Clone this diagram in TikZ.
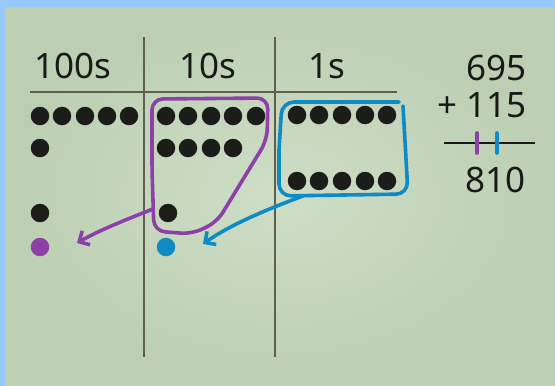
\documentclass[tikz,border=0pt]{standalone}
\usepackage{fontspec}
\setmainfont{Noto Sans}
\usetikzlibrary{arrows.meta}
\definecolor{frameblue}{RGB}{150,201,252}
\definecolor{bgin}{RGB}{206,222,199}
\definecolor{bgout}{RGB}{188,207,178}
\definecolor{rulecol}{RGB}{95,95,80}
\definecolor{mypurple}{RGB}{140,64,168}
\definecolor{myblue}{RGB}{14,138,196}
\definecolor{dotcol}{RGB}{28,28,26}
\tikzset{
  bead/.style={circle, fill=dotcol, minimum size=18.5pt, inner sep=0pt},
  pbead/.style={bead, fill=mypurple},
  bbead/.style={bead, fill=myblue},
  rulestyle/.style={draw=rulecol, line width=2pt},
  lbl/.style={font=\fontsize{35}{38}\selectfont, text=black!90, inner sep=0pt},
  loop/.style={line width=3.6pt, line cap=round, line join=round},
  tip/.style={-{Straight Barb[length=8pt,width=16pt,line width=3.6pt]}}
}
\begin{document}
\begin{tikzpicture}[x=1pt,y=-1pt]
\useasboundingbox (0,0) rectangle (555,386);
\fill[frameblue] (0,0) rectangle (555,386);
\shade[inner color=bgin, outer color=bgout] (5,7) rectangle (555,386);
% grid
\coordinate (h1) at (30,92); \coordinate (h2) at (397,92);
\coordinate (v1a) at (144,37); \coordinate (v1b) at (144,357);
\coordinate (v2a) at (275,37); \coordinate (v2b) at (275,357);
\draw[rulestyle] (h1) -- (h2);
\draw[rulestyle] (v1a) -- (v1b);
\draw[rulestyle] (v2a) -- (v2b);
% headers
\node[lbl, anchor=base] (t100) at (73,78) {100s};
\node[lbl, anchor=base] (t10) at (208,78) {10s};
\node[lbl, anchor=base] (t1) at (327,78) {1s};
% hundreds
\foreach \i/\x in {1/40,2/62,3/85,4/107,5/129} \node[bead] (ha\i) at (\x,116) {};
\node[bead] (hb) at (40,148) {};
\node[bead] (hc) at (40,213) {};
\node[pbead] (hp) at (40,247) {};
% tens
\foreach \i/\x in {1/166,2/188,3/211,4/233,5/256} \node[bead] (ta\i) at (\x,116) {};
\foreach \i/\x in {1/166,2/188,3/211,4/233} \node[bead] (tb\i) at (\x,148) {};
\node[bead] (tc) at (168,213) {};
\node[bbead] (tp) at (166,247) {};
% ones
\foreach \i/\x in {1/297,2/319,3/342,4/365,5/387} \node[bead] (oa\i) at (\x,115) {};
\foreach \i/\x in {1/297,2/319,3/342,4/365,5/387} \node[bead] (ob\i) at (\x,181) {};
% purple loop
\draw[loop, mypurple, rounded corners=11pt] (152,170) -- (152,99) -- (268,98) -- (267,140) -- (217,222) -- (192,234) -- (154,231) -- cycle;
\coordinate (ptail) at (153,209);
\coordinate (phead) at (77,243);
\draw[loop, mypurple, tip] (ptail) .. controls (125,220) and (100,230) .. (phead);
% blue loop
\draw[loop, myblue, rounded corners=12pt] (279,150) -- (282,102) -- (399,102);
\draw[loop, myblue, rounded corners=12pt] (403,106) -- (408,194) -- (279,196) -- (279,150);
\coordinate (btail) at (303,196);
\coordinate (bhead) at (203,244);
\draw[loop, myblue, tip] (btail) .. controls (265,210) and (230,225) .. (bhead);
% sum
\node[lbl, anchor=base east] (n1) at (527,80) {695};
\node[lbl, anchor=base east] (n2) at (527,117) {+ 115};
\coordinate (sl) at (444,143); \coordinate (sr) at (535,143);
\draw[line width=2.2pt, black!90] (sl) -- (sr);
\coordinate (pt1) at (477,133); \coordinate (pt2) at (477,153);
\coordinate (bt1) at (497,133); \coordinate (bt2) at (497,153);
\draw[loop, mypurple] (pt1) -- (pt2);
\draw[loop, myblue] (bt1) -- (bt2);
\node[lbl, anchor=base east] (n3) at (526,192) {810};
\end{tikzpicture}
\end{document}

....

> **Directions for this task**
Omit every picture while copying the listing above exactly.

> **Result for this task**
Clone this diagram in TikZ.
\documentclass[tikz,border=0pt]{standalone}
\usepackage{fontspec}
\setmainfont{Noto Sans}
\usetikzlibrary{arrows.meta}
\definecolor{frameblue}{RGB}{150,201,252}
\definecolor{bgin}{RGB}{206,222,199}
\definecolor{bgout}{RGB}{188,207,178}
\definecolor{rulecol}{RGB}{95,95,80}
\definecolor{mypurple}{RGB}{140,64,168}
\definecolor{myblue}{RGB}{14,138,196}
\definecolor{dotcol}{RGB}{28,28,26}
\tikzset{
  bead/.style={circle, fill=dotcol, minimum size=18.5pt, inner sep=0pt},
  pbead/.style={bead, fill=mypurple},
  bbead/.style={bead, fill=myblue},
  rulestyle/.style={draw=rulecol, line width=2pt},
  lbl/.style={font=\fontsize{35}{38}\selectfont, text=black!90, inner sep=0pt},
  loop/.style={line width=3.6pt, line cap=round, line join=round},
  tip/.style={-{Straight Barb[length=8pt,width=16pt,line width=3.6pt]}}
}
\begin{document}
\begin{tikzpicture}[x=1pt,y=-1pt]
\useasboundingbox (0,0) rectangle (555,386);
\fill[frameblue] (0,0) rectangle (555,386);
\shade[inner color=bgin, outer color=bgout] (5,7) rectangle (555,386);
% grid
\coordinate (h1) at (30,92); \coordinate (h2) at (397,92);
\coordinate (v1a) at (144,37); \coordinate (v1b) at (144,357);
\coordinate (v2a) at (275,37); \coordinate (v2b) at (275,357);
\draw[rulestyle] (h1) -- (h2);
\draw[rulestyle] (v1a) -- (v1b);
\draw[rulestyle] (v2a) -- (v2b);
% headers
\node[lbl, anchor=base] (t100) at (73,78) {100s};
\node[lbl, anchor=base] (t10) at (208,78) {10s};
\node[lbl, anchor=base] (t1) at (327,78) {1s};
% hundreds
\foreach \i/\x in {1/40,2/62,3/85,4/107,5/129} \node[bead] (ha\i) at (\x,116) {};
\node[bead] (hb) at (40,148) {};
\node[bead] (hc) at (40,213) {};
\node[pbead] (hp) at (40,247) {};
% tens
\foreach \i/\x in {1/166,2/188,3/211,4/233,5/256} \node[bead] (ta\i) at (\x,116) {};
\foreach \i/\x in {1/166,2/188,3/211,4/233} \node[bead] (tb\i) at (\x,148) {};
\node[bead] (tc) at (168,213) {};
\node[bbead] (tp) at (166,247) {};
% ones
\foreach \i/\x in {1/297,2/319,3/342,4/365,5/387} \node[bead] (oa\i) at (\x,115) {};
\foreach \i/\x in {1/297,2/319,3/342,4/365,5/387} \node[bead] (ob\i) at (\x,181) {};
% purple loop
\draw[loop, mypurple, rounded corners=11pt] (152,170) -- (152,99) -- (268,98) -- (267,140) -- (217,222) -- (192,234) -- (154,231) -- cycle;
\coordinate (ptail) at (153,209);
\coordinate (phead) at (77,243);
\draw[loop, mypurple, tip] (ptail) .. controls (125,220) and (100,230) .. (phead);
% blue loop
\draw[loop, myblue, rounded corners=12pt] (279,150) -- (282,102) -- (399,102);
\draw[loop, myblue, rounded corners=12pt] (403,106) -- (408,194) -- (279,196) -- (279,150);
\coordinate (btail) at (303,196);
\coordinate (bhead) at (203,244);
\draw[loop, myblue, tip] (btail) .. controls (265,210) and (230,225) .. (bhead);
% sum
\node[lbl, anchor=base east] (n1) at (527,80) {695};
\node[lbl, anchor=base east] (n2) at (527,117) {+ 115};
\coordinate (sl) at (444,143); \coordinate (sr) at (535,143);
\draw[line width=2.2pt, black!90] (sl) -- (sr);
\coordinate (pt1) at (477,133); \coordinate (pt2) at (477,153);
\coordinate (bt1) at (497,133); \coordinate (bt2) at (497,153);
\draw[loop, mypurple] (pt1) -- (pt2);
\draw[loop, myblue] (bt1) -- (bt2);
\node[lbl, anchor=base east] (n3) at (526,192) {810};
\end{tikzpicture}
\end{document}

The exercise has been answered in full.